## WRITTEN REQUEST
Below are the records; give again exactly the lines from the one containing "Write the Plotly code for this chart." through the one containing "import plotly.graph_objects as go", leaving out pictures.

## PROVIDED DATA
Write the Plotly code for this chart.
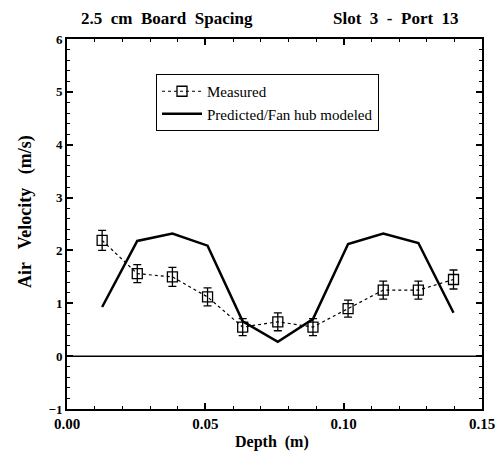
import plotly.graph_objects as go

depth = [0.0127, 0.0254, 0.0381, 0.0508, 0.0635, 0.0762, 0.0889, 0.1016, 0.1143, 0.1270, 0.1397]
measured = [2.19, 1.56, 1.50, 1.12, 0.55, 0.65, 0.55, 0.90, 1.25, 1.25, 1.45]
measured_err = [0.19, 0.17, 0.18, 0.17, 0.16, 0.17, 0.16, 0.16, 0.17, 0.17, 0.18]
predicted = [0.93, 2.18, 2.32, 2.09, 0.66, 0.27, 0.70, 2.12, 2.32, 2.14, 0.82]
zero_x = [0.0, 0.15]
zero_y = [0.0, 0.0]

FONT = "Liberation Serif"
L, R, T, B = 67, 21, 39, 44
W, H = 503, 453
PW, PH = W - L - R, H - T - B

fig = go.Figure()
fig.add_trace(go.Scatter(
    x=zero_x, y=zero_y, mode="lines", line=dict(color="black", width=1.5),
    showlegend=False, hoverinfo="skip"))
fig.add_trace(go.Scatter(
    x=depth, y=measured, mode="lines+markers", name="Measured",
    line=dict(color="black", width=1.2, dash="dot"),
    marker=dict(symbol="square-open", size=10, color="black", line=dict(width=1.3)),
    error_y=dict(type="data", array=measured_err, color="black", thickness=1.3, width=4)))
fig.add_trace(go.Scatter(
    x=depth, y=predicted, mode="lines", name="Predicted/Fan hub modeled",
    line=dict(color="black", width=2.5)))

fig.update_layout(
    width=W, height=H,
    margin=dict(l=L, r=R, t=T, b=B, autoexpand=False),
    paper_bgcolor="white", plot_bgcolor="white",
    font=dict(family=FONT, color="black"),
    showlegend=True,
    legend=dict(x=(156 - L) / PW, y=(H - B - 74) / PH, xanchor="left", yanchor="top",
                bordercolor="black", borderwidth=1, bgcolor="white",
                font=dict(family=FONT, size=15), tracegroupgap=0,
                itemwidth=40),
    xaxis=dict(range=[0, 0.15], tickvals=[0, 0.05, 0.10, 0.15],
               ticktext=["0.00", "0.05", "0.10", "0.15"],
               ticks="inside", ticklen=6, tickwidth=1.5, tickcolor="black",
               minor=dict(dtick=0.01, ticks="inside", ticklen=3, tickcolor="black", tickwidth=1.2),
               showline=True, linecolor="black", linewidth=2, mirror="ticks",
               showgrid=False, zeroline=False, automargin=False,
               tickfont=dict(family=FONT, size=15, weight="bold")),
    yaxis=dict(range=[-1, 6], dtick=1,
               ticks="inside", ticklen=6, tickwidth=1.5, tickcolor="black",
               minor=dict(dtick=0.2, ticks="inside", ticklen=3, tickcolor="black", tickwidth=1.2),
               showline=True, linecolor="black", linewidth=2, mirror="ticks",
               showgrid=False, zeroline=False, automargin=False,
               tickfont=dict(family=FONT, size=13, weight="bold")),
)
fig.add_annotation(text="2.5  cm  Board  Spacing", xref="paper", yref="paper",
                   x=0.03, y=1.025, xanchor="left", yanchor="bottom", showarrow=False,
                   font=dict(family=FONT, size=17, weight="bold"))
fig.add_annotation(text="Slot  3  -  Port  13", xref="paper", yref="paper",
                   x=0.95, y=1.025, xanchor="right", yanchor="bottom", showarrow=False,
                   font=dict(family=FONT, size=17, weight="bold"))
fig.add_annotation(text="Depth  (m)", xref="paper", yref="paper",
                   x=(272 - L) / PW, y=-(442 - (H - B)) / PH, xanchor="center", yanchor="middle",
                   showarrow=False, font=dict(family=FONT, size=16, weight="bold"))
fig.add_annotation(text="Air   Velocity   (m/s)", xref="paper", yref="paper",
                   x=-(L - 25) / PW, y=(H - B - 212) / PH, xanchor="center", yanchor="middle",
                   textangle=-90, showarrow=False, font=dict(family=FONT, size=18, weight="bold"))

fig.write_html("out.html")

...

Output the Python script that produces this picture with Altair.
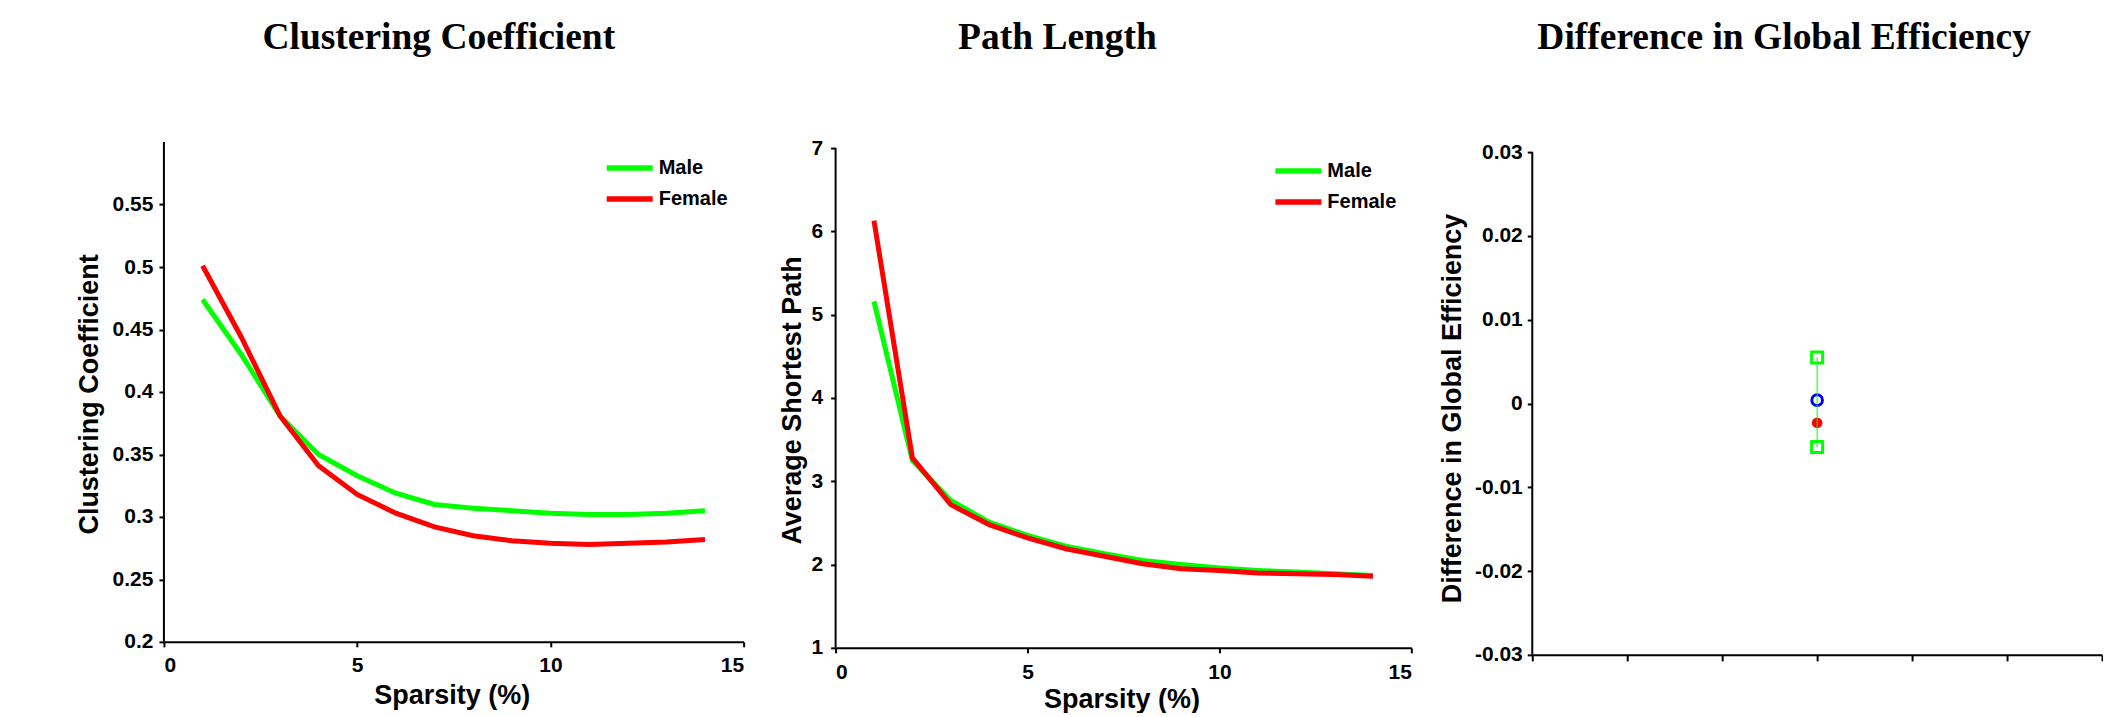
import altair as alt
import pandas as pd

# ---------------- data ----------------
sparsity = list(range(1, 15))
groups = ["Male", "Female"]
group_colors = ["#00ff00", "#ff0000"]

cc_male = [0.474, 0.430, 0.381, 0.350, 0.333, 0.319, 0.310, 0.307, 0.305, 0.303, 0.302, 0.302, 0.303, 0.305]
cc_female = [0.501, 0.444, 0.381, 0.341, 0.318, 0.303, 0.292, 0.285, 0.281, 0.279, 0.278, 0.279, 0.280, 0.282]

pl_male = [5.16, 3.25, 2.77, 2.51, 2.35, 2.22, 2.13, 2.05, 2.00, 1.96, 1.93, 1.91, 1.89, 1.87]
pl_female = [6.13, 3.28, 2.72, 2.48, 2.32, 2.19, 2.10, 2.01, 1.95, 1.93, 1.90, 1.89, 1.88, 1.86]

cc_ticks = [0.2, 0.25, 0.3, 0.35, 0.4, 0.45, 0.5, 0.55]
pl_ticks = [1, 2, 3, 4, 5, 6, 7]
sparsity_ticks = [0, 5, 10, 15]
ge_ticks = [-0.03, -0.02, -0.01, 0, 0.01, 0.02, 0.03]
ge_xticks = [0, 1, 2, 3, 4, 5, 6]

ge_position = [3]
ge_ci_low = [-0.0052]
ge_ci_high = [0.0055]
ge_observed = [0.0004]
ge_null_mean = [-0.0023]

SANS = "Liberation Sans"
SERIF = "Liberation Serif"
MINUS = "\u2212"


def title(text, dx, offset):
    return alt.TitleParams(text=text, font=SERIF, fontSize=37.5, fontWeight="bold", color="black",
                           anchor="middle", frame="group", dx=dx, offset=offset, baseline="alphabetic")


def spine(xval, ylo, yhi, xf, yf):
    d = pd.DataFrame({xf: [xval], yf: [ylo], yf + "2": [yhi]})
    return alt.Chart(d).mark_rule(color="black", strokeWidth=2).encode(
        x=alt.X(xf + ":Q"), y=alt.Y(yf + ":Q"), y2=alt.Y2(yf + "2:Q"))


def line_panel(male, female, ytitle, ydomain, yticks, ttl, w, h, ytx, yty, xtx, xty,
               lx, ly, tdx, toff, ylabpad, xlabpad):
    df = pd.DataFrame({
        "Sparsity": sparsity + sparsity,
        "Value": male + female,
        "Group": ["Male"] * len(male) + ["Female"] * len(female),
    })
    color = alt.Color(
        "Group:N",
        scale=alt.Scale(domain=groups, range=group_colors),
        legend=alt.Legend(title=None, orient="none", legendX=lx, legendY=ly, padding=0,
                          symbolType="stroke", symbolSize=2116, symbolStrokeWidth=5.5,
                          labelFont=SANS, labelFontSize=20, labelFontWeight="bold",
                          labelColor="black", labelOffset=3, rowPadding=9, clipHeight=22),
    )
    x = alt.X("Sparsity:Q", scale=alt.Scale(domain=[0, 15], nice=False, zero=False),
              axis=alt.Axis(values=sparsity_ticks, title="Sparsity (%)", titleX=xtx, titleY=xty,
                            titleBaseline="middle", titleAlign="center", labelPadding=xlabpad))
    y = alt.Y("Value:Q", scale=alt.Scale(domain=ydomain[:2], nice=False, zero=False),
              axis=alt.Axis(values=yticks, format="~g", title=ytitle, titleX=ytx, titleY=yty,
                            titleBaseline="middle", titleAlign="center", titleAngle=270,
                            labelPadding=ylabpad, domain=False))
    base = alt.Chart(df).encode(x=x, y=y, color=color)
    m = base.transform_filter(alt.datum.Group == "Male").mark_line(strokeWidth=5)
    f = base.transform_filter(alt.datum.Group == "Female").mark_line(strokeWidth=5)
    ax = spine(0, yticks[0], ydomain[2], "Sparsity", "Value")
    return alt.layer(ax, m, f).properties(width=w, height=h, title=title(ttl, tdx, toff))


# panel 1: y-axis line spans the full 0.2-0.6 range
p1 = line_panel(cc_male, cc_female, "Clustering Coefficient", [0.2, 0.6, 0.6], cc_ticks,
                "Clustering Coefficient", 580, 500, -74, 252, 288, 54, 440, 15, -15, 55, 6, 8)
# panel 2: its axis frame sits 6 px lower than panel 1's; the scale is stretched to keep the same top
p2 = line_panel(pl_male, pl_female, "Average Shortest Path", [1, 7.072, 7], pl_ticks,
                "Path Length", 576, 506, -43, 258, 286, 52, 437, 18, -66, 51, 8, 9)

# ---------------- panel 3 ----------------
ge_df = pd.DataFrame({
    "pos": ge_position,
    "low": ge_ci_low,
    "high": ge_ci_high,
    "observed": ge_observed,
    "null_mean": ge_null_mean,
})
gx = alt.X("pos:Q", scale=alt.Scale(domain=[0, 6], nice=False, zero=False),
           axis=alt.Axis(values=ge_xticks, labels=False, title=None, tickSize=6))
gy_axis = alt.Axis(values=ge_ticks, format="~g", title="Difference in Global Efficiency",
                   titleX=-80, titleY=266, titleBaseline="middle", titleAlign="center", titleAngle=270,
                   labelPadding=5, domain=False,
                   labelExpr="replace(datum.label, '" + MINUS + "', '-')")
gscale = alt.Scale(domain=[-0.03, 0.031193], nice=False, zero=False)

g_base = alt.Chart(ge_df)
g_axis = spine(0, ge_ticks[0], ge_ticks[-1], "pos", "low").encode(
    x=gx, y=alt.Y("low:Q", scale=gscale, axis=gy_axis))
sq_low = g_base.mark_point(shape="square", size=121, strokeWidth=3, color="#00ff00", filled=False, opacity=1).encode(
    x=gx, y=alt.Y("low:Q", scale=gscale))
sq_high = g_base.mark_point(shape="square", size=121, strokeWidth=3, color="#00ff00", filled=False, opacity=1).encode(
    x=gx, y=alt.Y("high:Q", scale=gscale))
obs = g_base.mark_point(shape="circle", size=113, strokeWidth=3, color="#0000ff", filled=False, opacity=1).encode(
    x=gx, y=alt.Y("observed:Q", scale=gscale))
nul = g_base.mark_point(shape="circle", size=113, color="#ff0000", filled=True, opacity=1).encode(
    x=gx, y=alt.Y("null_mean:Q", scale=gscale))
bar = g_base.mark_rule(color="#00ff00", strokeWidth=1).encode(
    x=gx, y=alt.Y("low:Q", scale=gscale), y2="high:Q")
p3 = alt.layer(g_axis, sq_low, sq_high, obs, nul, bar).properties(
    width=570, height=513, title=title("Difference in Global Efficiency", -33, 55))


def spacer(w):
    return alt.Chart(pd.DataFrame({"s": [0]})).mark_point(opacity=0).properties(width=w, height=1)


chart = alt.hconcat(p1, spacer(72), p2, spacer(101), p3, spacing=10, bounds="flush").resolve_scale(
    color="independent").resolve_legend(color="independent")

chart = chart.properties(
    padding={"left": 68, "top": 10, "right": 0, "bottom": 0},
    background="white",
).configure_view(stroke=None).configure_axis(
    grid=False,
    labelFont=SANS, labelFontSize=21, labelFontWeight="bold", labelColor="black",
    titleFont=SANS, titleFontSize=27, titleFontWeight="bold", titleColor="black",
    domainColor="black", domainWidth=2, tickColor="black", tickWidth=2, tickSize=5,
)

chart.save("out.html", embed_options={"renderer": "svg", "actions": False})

## ANSWER TO THIS EXERCISE
Write the Plotly code for this chart.
import plotly.graph_objects as go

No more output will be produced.